Sunday, February 14, 2010

Abuse of Presidential power - the Executive Order

The Executive Order is an oft used tool by the President to set and establish policy and law for the country while getting around the will of Congress, the courts and the people simply by declaring it. The outcomes are usually fait accompli because Congress must vote to undo an executive order or it remains in effect until a future President rescinds it. This is a very powerful tool as exercised today, but the Constitution doesn't really intend the President to have this kind of power. The executive order constitutionally is meant to allow the President to "issue orders in pursuit of constitutional objectives or, exercising powers that the Constitution assigns to them."1 So, this means a President can use this power to issue pardons or give orders to carry out anything that Congress has passed legislation that gave him the authority to control. I submit with each President, this power becomes more and more a power for the President to set policy regardless of Congress rather than using it to carry out Congressionally mandated activities, as the Constitution intended.

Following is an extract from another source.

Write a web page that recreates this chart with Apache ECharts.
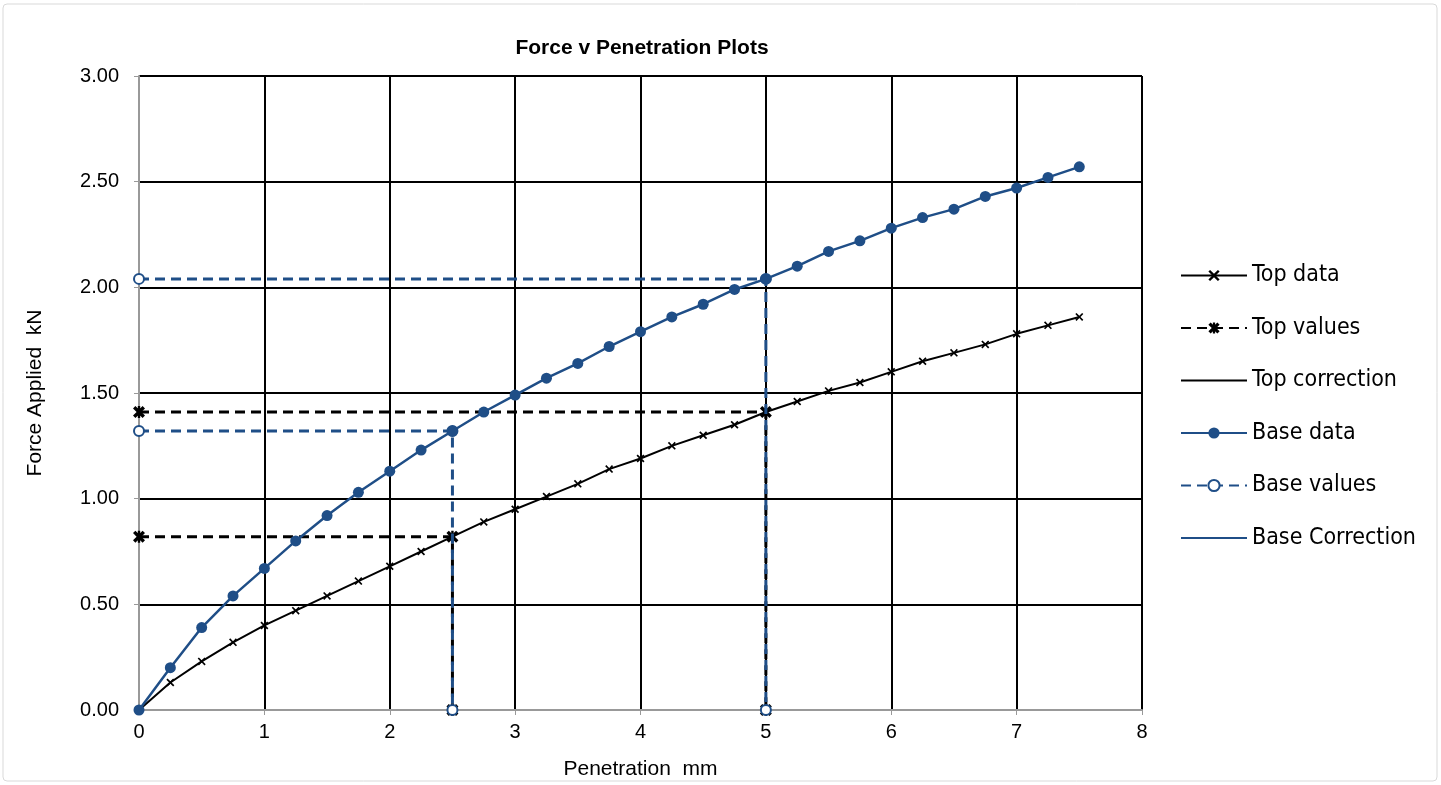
<!DOCTYPE html>
<html><head><meta charset="utf-8">
<script src="https://cdn.jsdelivr.net/npm/echarts@6/dist/echarts.min.js"></script>
<style>html,body{margin:0;padding:0;background:#fff}#c{width:1441px;height:785px}</style>
</head><body><div id="c"></div>
<script>
const penetration = [0,0.25,0.5,0.75,1,1.25,1.5,1.75,2,2.25,2.5,2.75,3,3.25,3.5,3.75,4,4.25,4.5,4.75,5,5.25,5.5,5.75,6,6.25,6.5,6.75,7,7.25,7.5];
const topData = [0,0.13,0.23,0.32,0.40,0.47,0.54,0.61,0.68,0.75,0.82,0.89,0.95,1.01,1.07,1.14,1.19,1.25,1.30,1.35,1.41,1.46,1.51,1.55,1.60,1.65,1.69,1.73,1.78,1.82,1.86];
const baseData = [0,0.20,0.39,0.54,0.67,0.80,0.92,1.03,1.13,1.23,1.32,1.41,1.49,1.57,1.64,1.72,1.79,1.86,1.92,1.99,2.04,2.10,2.17,2.22,2.28,2.33,2.37,2.43,2.47,2.52,2.57];
const topValuesX = [0,2.5,2.5,null,0,5,5];
const topValuesY = [0.82,0.82,0,null,1.41,1.41,0];
const baseValuesX = [0,2.5,2.5,null,0,5,5];
const baseValuesY = [1.32,1.32,0,null,2.04,2.04,0];
const yTicks = ['0.00','0.50','1.00','1.50','2.00','2.50','3.00'];

const pairs = (xs, ys) => xs.map((x,i) => x === null ? [null,null] : [x, ys[i]]);
const BLUE = '#1f4e87';
const xPath = 'path://M0,1.5 L1.5,0 L5,3.5 L8.5,0 L10,1.5 L6.5,5 L10,8.5 L8.5,10 L5,6.5 L1.5,10 L0,8.5 L3.5,5 Z';
const starPath = 'path://M0,2 L2,0 L5,3 L8,0 L10,2 L7,5 L10,8 L8,10 L5,7 L2,10 L0,8 L3,5 Z M4,0 L6,0 L6,10 L4,10 Z';
const NARROW = '"Liberation Sans Narrow", "Arial Narrow", "DejaVu Sans Condensed", sans-serif';

const chart = echarts.init(document.getElementById('c'));
chart.setOption({
  animation: false,
  textStyle: { fontFamily: 'Liberation Sans, Arial, sans-serif' },
  title: { text: 'Force v Penetration Plots', left: 637, top: 33, textAlign: 'center',
    textStyle: { fontSize: 21, fontWeight: 'bold', color: '#000' } },
  graphic: [{ type: 'rect', shape: { x: 3, y: 4, width: 1434, height: 777, r: 4 },
    style: { fill: 'none', stroke: '#d9d9d9', lineWidth: 1 }, silent: true }],
  grid: { left: 139, top: 76, right: 299, bottom: 74 },
  legend: {
    orient: 'vertical', left: 1175, top: 259, itemWidth: 66, itemHeight: 14, itemGap: 29.5,
    textStyle: { fontSize: 23, color: '#000', fontFamily: NARROW },
    data: [
      'Top data', 'Top values',
      { name: 'Top correction', itemStyle: { opacity: 0 } },
      'Base data', 'Base values',
      { name: 'Base Correction', itemStyle: { opacity: 0 } }
    ]
  },
  xAxis: {
    type: 'value', min: 0, max: 8, interval: 1,
    name: 'Penetration  mm', nameLocation: 'middle', nameGap: 49,
    nameTextStyle: { fontSize: 21, color: '#000' },
    axisLine: { lineStyle: { color: '#999', width: 2 } },
    axisTick: { show: true, length: 5, lineStyle: { color: '#999' } },
    axisLabel: { fontSize: 20, color: '#000', margin: 12 },
    splitLine: { lineStyle: { color: '#000', width: 2 } }
  },
  yAxis: {
    type: 'value', min: 0, max: 3, interval: 0.5,
    name: 'Force Applied  kN', nameLocation: 'middle', nameGap: 93, nameRotate: 90,
    nameTextStyle: { fontSize: 21, color: '#000' },
    axisLine: { show: true, lineStyle: { color: '#999', width: 2 } },
    axisTick: { show: true, length: 5, lineStyle: { color: '#999' } },
    axisLabel: { fontSize: 20, color: '#000', margin: 20, formatter: v => yTicks[Math.round(v*2)] },
    splitLine: { lineStyle: { color: '#000', width: 2 } }
  },
  series: [
    { name: 'Top data', type: 'line', data: pairs(penetration, topData),
      symbol: xPath, symbolSize: 8, itemStyle: { color: '#000' },
      lineStyle: { color: '#000', width: 2 }, z: 3 },
    { name: 'Top values', type: 'line', data: pairs(topValuesX, topValuesY), connectNulls: false,
      symbol: starPath, symbolSize: 12, itemStyle: { color: '#000' },
      lineStyle: { color: '#000', width: 3, type: [10, 6] }, z: 4 },
    { name: 'Top correction', type: 'line', data: [], symbol: 'none',
      itemStyle: { color: '#000' }, lineStyle: { color: '#000', width: 3 } },
    { name: 'Base values', type: 'line', data: pairs(baseValuesX, baseValuesY), connectNulls: false,
      symbol: 'emptyCircle', symbolSize: 10, itemStyle: { color: BLUE, borderWidth: 2 },
      lineStyle: { color: BLUE, width: 3, type: [10, 6] }, z: 5 },
    { name: 'Base data', type: 'line', data: pairs(penetration, baseData),
      symbol: 'circle', symbolSize: 11, itemStyle: { color: BLUE },
      lineStyle: { color: BLUE, width: 2.5 }, z: 6 },
    { name: 'Base Correction', type: 'line', data: [], symbol: 'none',
      itemStyle: { color: BLUE }, lineStyle: { color: BLUE, width: 3 } }
  ]
});
</script></body></html>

So, lets see, just for fun, if there is a correlation between how often a President uses this power and how far removed we are from the Constitution. While earlier Presidents did issue directives which we'd call executive orders today, the term executive order did not come into use until 1862 under Lincoln.

2George Washington - 8
John Adams - 1
Thomas Jefferson - 4
James Madison - 1
James Monroe - 1
John Quincy Adams - 3
Andrew Jackson - 12
Martin Van Buren - 10
William Henry Harrison - 0
John Tyler - 17
James K. Polk - 18
Zachary Taylor - 5
Millard Filmore - 12
Franklin Pierce - 35
James Buchanan - 16
Abraham Lincoln - 114
Andrew Johnson - 79
Ulysses S. Grant - 217
Rutherford B. Hayes - 92
James A Garfield - 6
Chester A. Arthur - 96
Grover Cleveland - 113 (1st term)
Benjamin Harrison - 143
Grover Cleveland - 140 (2nd term)
William McKinley - 185
Theodore Roosevelt - 1081
William Howard Taft - 724
Woodrow Wilson - 1803
Warren G. Harding - 522
Calvin Coolidge - 1203
Herbert Hoover - 968
Franklin Delano Roosevelt - 3522
Harry S. Truman - 907
Dwight D. Eisenhower - 484
John F. Kennedy - 214
Lyndon B. Johnson - 325
Richard Nixon - 346
Gerald Ford - 169
Jimmy Carter - 320
Ronald Reagan - 381
George Bush - 166
William J. Clinton - 364
George W. Bush - 291
Barack Obama - 109 (through 3 years)

WHAT HAPPENED! It seems that the turn of the century changed the whole thing. Starting with Theodore Roosevelt, the executive order power seems to expand significantly. Before Teddy, only Grant had used it more than 200 times and his was considered one of the most corrupt administrations in history. Teddy used it 1000+ times, Taft, Wilson, Coolidge, Hoover, Roosevelt and Truman all had significant use of the executive order, most of them near or over 1000 times. This happened primarily during the Progressive era and the Great Depression. Progressives would obviously feel held back and limited by the constraints of the Constitution and so it seems may have just ignored it (there are several court case examples of this). FDR actually has the excuse of World War II for the significant use of the executive order, but surely not ALL of the exorbitant use (the only President to issue more than 2000 EO) on his part was due to the war. After all, it was after FDR's death that Congress passed an amendment to the Constitution that limited a President to only two terms. Did Congress perhaps feel their power subverted to some degree by a popular and powerful President?

A strange thing followed the years after Truman. Executive orders calmed down to a more stable area in the 100-300 range. They never did get down to the levels before the 20th century, but they did decrease significantly following FDR and Truman. This coincides with the end of the Progressive era as well and the emergence of the Cold War. Even during Korea and Vietnam, executive orders did not spike back up to the level used by the Progressive era Presidents. Still, there have been examples by almost all 20th century Presidents of using the executive power illegally or simply to expand the power of the President, going way outside the boundaries placed on the executive branch by the Constitution.

1. Woods, Thomas E., Jr. "Who Killed the Constitution" p. 186.
2. The executive order totals for Presidents comes from the American Presidency Project website.